This has to be the best banana cake recipe I’ve ever made, I know the Edmonds recipe is pretty good too but I find by day 2 it’s quite dry.
You won’t get that with this recipe, as it has natural yoghurt in it that gives it a super soft and moist texture.
It makes a large amount of batter, I got 1 cake and 12 muffins out of it. Perfect to freeze for school lunches.
The Best Banana Cake
1 1/2 cups sugar
150g butter, softened
3 Bananas, mashed
3/4 cup milk
1 tsp baking soda
200 ml plain natural yoghurt
2 1/2 cups plain flour
3 tsp baking powder
Lemon icing (optional)
Juice and grated zest of 1 lemon
2-2 1/2 cups icing sugar
Preheat the oven to 160C, spray a 23cm cake tin.
Beat sugar and butter together until creamy and pale. Add eggs and beat until thick and creamy and well incorporated. Add bananas and mix in well.
Heat milk in microwave or stove top until hot. Stir baking soda into milk and then stir into banana mixture.

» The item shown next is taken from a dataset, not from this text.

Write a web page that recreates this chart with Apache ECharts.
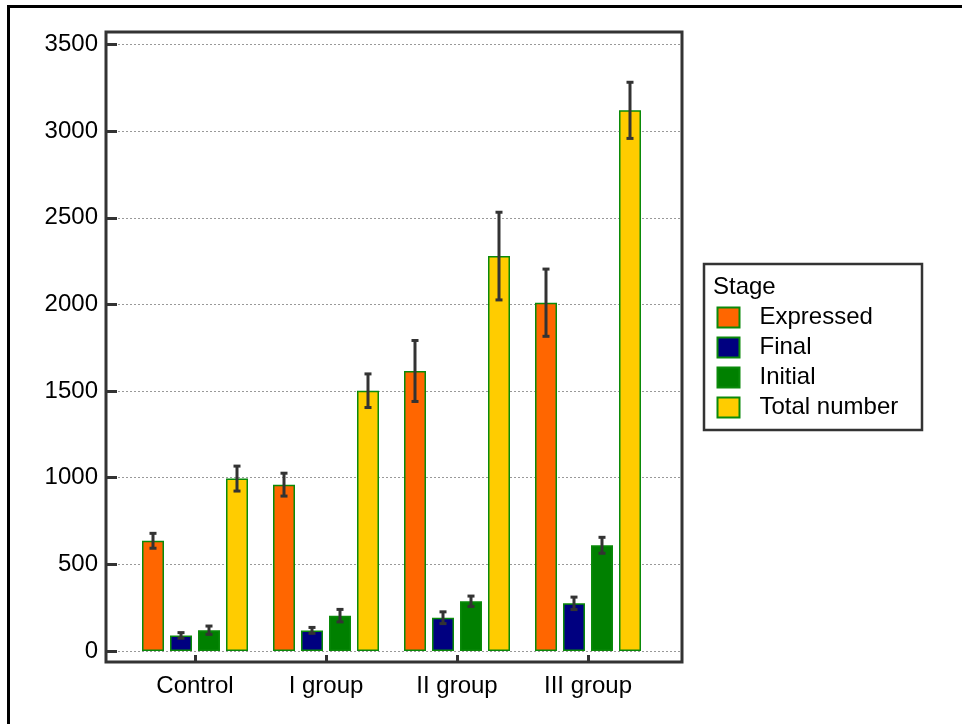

Add yogurt, flour, and baking powder. Mix well and pour into prepared cake tin.
Bake for 59-60 minutes until the cake is cooked in the middle and just pulling away from the sides of the tin. Cool in the tin for 5 minutes, then turn out onto a wire rack.
For the icing, place butter, lemon juice and zest in a small microwave proof jug or bowl. Microwave on high for 30-40 seconds until the butter is melted.
Beat in enough icing sugar to make a smooth icing. Spread over the completely cooled cake.